As the city suffered criminal issues and hooliganism characterized by drug abuse, an idea emerged that would one day bring the city into an admirable restoration. It began with the dealing with the small issues that affected the city. James Q. Wilson linked the disorder to certain serious crimes in the Atlantic story that he termed as “Broken Windows” (George, Tony, Duane & Charles, 1974). Several intellectuals and policymakers like Herb Sturz, the then City Mayor and other private sector leaders such as Schoenfield Gerald studied disorder and other minor crimes. They studied keenly panhandling, scams, prostitutions, and drugs that threatened the Times Square. With the use of Sturz leadership and money from the New York City Fund, the New York Police Department developed the Crossroad Operations in around 1978. This project focused on the minor offenses within the Times Square area. The starters urged the police officers to develop and enhance a high visibility that would ensure that the small issues and disorders affecting the city are properly dealt with or handled accordingly (Manhattan Institute, 1973). Despite little initial successes, the Crossroad Operation was untimely aborted and NYPD had to return to business as usual. The police then employed the same tactics in the Bryant Park after Gordon Davis, the then Park Commissioner threatened to close the program or the operation. They recorded an early success but they again eventually abandoned the process. The process was later adopted and sporadic police programs were put into position.
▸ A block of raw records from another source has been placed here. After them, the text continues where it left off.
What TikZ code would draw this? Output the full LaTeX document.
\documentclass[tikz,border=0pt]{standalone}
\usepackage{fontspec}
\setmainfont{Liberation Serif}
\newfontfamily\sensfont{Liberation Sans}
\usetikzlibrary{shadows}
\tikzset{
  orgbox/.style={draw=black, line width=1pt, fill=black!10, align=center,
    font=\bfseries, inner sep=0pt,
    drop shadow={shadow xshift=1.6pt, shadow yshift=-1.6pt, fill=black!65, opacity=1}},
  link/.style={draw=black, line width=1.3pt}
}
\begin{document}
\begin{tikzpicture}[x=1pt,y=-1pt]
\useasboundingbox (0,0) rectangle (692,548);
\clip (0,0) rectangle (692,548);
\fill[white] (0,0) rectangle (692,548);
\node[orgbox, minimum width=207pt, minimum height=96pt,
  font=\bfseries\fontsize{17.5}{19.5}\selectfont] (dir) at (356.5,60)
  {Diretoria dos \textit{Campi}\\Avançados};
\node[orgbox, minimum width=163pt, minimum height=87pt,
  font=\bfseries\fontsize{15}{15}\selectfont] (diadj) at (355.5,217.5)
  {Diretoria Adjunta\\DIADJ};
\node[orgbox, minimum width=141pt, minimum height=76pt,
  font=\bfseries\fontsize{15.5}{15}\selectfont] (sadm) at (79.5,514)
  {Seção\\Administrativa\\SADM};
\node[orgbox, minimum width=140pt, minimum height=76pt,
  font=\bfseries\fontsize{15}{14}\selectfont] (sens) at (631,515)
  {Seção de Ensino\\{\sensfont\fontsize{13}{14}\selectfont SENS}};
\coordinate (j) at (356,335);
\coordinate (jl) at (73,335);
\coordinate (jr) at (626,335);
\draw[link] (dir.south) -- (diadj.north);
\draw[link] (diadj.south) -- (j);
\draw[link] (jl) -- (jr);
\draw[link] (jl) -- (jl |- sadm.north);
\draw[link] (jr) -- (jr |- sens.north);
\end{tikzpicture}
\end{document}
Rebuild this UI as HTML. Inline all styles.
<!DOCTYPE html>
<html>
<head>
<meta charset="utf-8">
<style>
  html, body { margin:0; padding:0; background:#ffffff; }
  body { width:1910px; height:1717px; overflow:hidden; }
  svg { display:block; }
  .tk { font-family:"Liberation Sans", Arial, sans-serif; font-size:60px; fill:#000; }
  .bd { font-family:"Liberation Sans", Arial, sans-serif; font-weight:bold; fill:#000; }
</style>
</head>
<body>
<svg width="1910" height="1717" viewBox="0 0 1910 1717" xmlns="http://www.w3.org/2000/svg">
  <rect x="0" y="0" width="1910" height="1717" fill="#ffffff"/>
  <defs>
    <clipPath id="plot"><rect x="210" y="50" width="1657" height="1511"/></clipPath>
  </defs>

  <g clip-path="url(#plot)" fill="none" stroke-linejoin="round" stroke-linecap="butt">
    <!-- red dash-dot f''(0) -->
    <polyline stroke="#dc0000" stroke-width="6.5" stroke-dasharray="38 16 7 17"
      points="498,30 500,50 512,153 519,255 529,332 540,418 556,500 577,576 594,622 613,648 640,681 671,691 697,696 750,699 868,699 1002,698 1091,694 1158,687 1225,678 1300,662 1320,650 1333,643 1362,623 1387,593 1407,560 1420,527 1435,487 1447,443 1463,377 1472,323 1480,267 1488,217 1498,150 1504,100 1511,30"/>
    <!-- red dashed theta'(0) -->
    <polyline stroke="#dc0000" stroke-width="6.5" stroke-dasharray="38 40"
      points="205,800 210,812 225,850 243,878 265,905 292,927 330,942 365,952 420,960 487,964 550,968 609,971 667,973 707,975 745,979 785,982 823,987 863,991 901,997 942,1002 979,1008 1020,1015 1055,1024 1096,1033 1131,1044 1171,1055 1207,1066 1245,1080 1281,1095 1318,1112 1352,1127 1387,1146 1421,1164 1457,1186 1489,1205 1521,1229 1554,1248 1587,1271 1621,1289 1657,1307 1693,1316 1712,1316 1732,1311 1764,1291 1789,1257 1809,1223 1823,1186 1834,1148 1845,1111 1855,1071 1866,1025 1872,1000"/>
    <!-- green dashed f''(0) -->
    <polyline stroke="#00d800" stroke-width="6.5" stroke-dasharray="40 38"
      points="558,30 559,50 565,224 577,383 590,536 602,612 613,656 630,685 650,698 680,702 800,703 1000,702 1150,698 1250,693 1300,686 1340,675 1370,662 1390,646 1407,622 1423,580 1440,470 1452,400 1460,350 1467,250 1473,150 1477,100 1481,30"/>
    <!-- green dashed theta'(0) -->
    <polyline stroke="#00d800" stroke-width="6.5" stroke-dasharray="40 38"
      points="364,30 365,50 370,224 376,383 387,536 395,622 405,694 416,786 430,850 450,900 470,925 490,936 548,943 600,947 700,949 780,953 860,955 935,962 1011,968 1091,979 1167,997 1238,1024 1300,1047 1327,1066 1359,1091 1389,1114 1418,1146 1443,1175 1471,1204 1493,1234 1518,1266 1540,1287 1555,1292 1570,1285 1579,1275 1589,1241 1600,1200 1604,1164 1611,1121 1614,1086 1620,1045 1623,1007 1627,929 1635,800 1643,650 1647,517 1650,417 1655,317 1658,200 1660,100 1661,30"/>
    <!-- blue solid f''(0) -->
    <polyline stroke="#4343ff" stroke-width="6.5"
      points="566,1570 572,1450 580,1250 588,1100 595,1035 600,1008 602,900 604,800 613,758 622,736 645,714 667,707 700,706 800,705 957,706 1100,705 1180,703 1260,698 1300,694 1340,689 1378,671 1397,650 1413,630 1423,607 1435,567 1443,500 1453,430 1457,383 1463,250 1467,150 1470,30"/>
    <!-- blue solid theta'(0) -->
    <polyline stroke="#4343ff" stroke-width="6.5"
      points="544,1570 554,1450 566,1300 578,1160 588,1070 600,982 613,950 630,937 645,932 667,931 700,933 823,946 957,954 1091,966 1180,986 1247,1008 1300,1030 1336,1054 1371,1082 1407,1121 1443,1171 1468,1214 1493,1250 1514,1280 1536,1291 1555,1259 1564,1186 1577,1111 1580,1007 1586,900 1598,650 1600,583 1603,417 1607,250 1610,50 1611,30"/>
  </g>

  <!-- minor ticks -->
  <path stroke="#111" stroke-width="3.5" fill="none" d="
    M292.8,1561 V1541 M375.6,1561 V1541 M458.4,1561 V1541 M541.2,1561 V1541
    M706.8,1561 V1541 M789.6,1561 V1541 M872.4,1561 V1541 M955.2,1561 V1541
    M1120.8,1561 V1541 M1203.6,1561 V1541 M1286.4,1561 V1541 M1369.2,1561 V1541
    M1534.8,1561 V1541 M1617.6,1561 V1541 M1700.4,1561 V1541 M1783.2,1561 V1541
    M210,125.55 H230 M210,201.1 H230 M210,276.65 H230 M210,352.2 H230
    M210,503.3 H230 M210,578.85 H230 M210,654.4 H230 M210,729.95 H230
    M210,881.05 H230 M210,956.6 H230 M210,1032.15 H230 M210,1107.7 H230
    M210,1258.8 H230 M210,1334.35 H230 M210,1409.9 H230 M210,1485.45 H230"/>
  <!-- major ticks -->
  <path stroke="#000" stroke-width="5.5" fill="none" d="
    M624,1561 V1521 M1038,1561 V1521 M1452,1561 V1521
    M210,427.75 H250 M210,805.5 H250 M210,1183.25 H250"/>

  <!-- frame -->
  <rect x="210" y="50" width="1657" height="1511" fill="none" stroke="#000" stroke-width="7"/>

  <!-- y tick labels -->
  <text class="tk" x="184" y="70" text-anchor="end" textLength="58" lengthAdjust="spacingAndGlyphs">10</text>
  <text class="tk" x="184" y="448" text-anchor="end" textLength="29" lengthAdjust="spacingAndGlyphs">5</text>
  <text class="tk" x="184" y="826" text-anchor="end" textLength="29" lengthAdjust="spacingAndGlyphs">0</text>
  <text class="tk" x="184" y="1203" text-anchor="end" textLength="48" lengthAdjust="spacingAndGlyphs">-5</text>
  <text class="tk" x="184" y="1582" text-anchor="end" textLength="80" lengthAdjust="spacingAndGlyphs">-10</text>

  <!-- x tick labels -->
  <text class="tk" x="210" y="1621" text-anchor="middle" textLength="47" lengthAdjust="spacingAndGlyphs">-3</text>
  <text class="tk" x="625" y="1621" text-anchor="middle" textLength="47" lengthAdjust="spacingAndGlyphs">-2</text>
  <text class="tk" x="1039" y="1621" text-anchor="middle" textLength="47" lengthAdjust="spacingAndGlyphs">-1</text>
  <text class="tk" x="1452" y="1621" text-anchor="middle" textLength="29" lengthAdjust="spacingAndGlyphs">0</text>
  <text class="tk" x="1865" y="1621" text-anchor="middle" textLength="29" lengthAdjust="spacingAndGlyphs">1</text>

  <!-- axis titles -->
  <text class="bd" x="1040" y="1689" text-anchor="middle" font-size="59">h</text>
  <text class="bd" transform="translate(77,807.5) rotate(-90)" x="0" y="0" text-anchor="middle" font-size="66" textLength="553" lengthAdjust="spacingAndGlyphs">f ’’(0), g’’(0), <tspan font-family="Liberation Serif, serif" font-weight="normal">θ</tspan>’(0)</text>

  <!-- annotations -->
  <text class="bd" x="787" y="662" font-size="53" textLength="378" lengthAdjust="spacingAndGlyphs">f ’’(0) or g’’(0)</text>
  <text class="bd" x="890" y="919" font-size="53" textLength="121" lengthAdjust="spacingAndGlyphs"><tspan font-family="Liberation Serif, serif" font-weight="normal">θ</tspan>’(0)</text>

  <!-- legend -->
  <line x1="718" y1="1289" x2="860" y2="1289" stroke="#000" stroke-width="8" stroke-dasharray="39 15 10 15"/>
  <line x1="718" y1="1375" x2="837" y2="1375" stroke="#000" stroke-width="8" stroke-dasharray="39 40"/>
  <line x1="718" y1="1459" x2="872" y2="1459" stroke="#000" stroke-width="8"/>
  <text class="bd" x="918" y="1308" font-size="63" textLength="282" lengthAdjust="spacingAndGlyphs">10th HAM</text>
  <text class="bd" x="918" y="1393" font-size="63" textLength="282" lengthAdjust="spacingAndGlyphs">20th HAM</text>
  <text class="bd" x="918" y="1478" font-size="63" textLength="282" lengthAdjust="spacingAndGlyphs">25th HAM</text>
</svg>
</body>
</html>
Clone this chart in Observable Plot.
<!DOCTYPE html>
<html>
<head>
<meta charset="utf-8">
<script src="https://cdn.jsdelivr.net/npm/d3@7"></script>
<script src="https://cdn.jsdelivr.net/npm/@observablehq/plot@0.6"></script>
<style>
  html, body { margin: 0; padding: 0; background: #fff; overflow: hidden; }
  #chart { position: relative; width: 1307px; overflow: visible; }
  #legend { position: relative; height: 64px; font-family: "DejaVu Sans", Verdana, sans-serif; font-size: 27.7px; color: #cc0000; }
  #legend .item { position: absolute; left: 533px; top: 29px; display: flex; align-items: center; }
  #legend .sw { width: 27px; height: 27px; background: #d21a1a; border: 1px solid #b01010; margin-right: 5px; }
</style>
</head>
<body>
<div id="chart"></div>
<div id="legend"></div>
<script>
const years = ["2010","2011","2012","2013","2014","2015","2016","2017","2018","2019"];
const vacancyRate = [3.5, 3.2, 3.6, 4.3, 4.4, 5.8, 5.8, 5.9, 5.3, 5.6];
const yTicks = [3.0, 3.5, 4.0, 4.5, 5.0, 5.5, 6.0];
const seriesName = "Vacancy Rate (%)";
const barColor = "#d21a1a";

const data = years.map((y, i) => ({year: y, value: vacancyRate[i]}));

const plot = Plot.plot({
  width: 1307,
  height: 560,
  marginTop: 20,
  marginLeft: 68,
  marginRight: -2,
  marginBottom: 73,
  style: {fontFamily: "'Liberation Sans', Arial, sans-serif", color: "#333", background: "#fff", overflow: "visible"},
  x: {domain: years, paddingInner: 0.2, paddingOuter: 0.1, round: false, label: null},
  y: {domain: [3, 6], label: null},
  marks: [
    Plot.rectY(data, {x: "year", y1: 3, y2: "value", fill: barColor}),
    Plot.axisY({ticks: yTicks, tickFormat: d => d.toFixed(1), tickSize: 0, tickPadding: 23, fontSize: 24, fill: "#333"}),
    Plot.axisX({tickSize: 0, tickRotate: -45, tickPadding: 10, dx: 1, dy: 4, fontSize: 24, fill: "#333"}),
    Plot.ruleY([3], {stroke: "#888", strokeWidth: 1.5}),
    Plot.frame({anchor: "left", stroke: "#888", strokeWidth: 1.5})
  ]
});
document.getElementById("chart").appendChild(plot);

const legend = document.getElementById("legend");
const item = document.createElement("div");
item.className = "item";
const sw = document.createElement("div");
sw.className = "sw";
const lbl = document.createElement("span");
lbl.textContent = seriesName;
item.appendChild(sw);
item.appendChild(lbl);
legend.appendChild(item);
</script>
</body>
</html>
In the year 1980, there was a second attempt aimed at fixing the Bryant Park named the Bryant Prk Restoration Corporation which was headed by Biederman Dan. The process took the ecological format taking environmental design and maintenance and private security serious issues that had to be handled. Environmental maintenance required city dwellers to avoid any use of materials that would lead to pollution. In other words, the city decided to curb drug dealing activities including smoking of bhang that was a serious problem within the city. Bhang had an effect of causing making users participate in unlawful activities including killings and robbing other citizens within the city. Besides this, graffiti was also a serious problem that facilitated hooliganism within the city. David Gunn, the founder and starter of the idea of doing away with graffiti, stated that the New York City Transit Authority started a five year program to do away with graffiti from various subway trains (James & George, 1982). William Bratton was later hired by Robert Kiley zeroed in the problem of disorder. With other processes taken into considerations, the Penn Station and Grand Central Terminal applied similar policing methods and all were confirmed successful.